● Task details
The required output consists solely of the lines from the top of the listing through the line containing "16.71, 18.14, 19.55];", transcribed exactly.

══ Data extract ══

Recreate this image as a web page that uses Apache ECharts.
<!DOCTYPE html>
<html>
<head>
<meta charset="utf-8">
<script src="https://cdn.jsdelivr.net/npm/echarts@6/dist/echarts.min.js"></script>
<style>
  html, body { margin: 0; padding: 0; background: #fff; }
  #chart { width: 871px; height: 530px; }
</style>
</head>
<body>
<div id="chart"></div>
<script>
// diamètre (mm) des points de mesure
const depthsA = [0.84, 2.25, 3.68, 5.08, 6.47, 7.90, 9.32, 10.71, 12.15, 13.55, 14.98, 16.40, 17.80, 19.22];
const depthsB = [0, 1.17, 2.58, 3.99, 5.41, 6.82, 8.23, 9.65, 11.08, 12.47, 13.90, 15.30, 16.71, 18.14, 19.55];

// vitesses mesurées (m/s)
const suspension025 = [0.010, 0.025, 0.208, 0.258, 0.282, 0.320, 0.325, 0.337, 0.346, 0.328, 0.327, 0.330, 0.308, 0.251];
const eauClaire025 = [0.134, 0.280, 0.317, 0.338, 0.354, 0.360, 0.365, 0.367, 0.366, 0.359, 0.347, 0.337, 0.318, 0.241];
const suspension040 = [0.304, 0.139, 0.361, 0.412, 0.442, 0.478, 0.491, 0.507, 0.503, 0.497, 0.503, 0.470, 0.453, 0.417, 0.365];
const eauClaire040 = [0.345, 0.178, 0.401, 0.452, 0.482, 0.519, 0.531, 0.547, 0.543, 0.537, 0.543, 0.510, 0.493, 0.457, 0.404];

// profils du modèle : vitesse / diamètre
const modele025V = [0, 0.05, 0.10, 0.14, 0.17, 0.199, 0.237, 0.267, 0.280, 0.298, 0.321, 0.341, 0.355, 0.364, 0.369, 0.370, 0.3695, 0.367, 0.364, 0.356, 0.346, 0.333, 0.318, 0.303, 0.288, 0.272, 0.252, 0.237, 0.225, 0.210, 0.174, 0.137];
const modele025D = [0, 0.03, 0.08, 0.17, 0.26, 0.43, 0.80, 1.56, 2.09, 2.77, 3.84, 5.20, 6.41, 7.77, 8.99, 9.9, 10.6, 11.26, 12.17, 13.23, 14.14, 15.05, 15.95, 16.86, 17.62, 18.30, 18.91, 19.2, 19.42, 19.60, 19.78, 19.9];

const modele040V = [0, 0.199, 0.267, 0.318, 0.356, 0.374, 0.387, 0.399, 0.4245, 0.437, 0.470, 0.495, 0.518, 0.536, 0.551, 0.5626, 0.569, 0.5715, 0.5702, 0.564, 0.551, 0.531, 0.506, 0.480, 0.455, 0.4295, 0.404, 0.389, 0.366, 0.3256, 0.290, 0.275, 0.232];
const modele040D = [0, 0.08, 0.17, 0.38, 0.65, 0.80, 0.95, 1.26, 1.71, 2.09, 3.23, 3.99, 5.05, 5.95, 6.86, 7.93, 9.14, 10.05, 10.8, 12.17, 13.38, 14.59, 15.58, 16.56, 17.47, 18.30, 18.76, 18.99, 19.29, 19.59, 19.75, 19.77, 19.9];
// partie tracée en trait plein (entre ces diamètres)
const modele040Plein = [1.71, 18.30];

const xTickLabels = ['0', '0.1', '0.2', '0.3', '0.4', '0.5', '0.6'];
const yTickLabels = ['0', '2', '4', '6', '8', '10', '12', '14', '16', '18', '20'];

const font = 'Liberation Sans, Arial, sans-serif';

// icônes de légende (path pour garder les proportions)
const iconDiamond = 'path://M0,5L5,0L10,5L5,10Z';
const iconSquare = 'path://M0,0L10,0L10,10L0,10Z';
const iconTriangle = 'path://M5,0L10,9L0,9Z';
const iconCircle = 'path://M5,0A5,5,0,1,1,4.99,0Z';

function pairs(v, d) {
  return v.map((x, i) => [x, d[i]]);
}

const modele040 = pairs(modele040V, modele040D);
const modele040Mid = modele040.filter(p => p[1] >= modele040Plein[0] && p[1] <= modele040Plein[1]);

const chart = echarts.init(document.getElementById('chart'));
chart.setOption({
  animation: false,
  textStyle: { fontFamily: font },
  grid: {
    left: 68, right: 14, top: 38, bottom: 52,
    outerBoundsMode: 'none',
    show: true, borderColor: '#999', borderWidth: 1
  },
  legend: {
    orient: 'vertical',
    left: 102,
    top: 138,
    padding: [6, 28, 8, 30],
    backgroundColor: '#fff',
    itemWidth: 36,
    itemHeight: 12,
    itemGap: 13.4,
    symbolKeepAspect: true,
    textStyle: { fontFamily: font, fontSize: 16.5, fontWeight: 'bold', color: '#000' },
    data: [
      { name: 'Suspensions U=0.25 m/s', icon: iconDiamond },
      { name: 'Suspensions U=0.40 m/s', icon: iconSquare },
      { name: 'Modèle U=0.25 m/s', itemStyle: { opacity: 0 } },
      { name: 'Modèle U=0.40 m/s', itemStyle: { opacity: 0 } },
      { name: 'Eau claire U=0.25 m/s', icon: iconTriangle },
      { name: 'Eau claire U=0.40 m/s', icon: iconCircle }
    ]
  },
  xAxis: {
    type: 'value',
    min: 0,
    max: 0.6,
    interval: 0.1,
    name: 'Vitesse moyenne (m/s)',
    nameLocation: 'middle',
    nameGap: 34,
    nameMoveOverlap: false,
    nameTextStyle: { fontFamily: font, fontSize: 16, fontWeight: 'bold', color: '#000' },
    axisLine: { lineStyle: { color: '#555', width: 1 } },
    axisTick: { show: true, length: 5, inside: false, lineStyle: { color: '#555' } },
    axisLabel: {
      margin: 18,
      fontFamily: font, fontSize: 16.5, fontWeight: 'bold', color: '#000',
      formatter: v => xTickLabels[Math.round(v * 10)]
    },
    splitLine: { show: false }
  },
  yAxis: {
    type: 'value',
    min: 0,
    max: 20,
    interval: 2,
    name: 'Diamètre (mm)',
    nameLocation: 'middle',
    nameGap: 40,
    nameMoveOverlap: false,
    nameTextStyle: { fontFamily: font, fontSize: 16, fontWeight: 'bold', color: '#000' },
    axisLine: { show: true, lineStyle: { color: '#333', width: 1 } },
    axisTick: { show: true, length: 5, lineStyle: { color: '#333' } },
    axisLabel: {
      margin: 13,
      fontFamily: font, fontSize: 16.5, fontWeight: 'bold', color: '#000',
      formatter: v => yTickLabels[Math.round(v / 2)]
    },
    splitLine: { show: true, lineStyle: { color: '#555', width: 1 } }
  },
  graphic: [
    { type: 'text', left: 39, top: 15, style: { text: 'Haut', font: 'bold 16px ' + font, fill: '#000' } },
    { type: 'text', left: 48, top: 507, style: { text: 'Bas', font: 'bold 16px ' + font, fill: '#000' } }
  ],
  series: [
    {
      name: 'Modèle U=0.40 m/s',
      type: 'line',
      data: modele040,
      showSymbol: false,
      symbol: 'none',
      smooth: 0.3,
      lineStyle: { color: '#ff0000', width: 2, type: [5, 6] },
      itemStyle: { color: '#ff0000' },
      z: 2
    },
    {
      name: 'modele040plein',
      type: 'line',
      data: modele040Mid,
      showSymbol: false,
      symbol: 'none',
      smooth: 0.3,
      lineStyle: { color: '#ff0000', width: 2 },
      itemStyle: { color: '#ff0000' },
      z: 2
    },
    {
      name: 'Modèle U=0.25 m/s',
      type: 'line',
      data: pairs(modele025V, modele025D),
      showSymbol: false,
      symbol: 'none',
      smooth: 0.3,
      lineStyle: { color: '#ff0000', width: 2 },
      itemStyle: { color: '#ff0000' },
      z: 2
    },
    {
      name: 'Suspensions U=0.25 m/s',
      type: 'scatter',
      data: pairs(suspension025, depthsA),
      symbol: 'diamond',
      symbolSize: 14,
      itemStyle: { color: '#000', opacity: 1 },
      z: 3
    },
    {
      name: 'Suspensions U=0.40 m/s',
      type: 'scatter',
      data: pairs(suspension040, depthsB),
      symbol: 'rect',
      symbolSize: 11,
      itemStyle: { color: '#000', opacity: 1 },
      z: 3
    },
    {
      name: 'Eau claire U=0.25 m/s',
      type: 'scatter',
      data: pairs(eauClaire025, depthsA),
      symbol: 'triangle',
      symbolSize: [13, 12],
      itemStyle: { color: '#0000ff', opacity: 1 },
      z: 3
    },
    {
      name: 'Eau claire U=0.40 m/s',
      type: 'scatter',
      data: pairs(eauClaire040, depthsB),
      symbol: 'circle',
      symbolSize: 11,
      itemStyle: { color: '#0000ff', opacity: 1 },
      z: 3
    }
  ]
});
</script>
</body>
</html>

═══

● Exercise response
Recreate this image as a web page that uses Apache ECharts.
<!DOCTYPE html>
<html>
<head>
<meta charset="utf-8">
<script src="https://cdn.jsdelivr.net/npm/echarts@6/dist/echarts.min.js"></script>
<style>
  html, body { margin: 0; padding: 0; background: #fff; }
  #chart { width: 871px; height: 530px; }
</style>
</head>
<body>
<div id="chart"></div>
<script>
// diamètre (mm) des points de mesure
const depthsA = [0.84, 2.25, 3.68, 5.08, 6.47, 7.90, 9.32, 10.71, 12.15, 13.55, 14.98, 16.40, 17.80, 19.22];
const depthsB = [0, 1.17, 2.58, 3.99, 5.41, 6.82, 8.23, 9.65, 11.08, 12.47, 13.90, 15.30, 16.71, 18.14, 19.55];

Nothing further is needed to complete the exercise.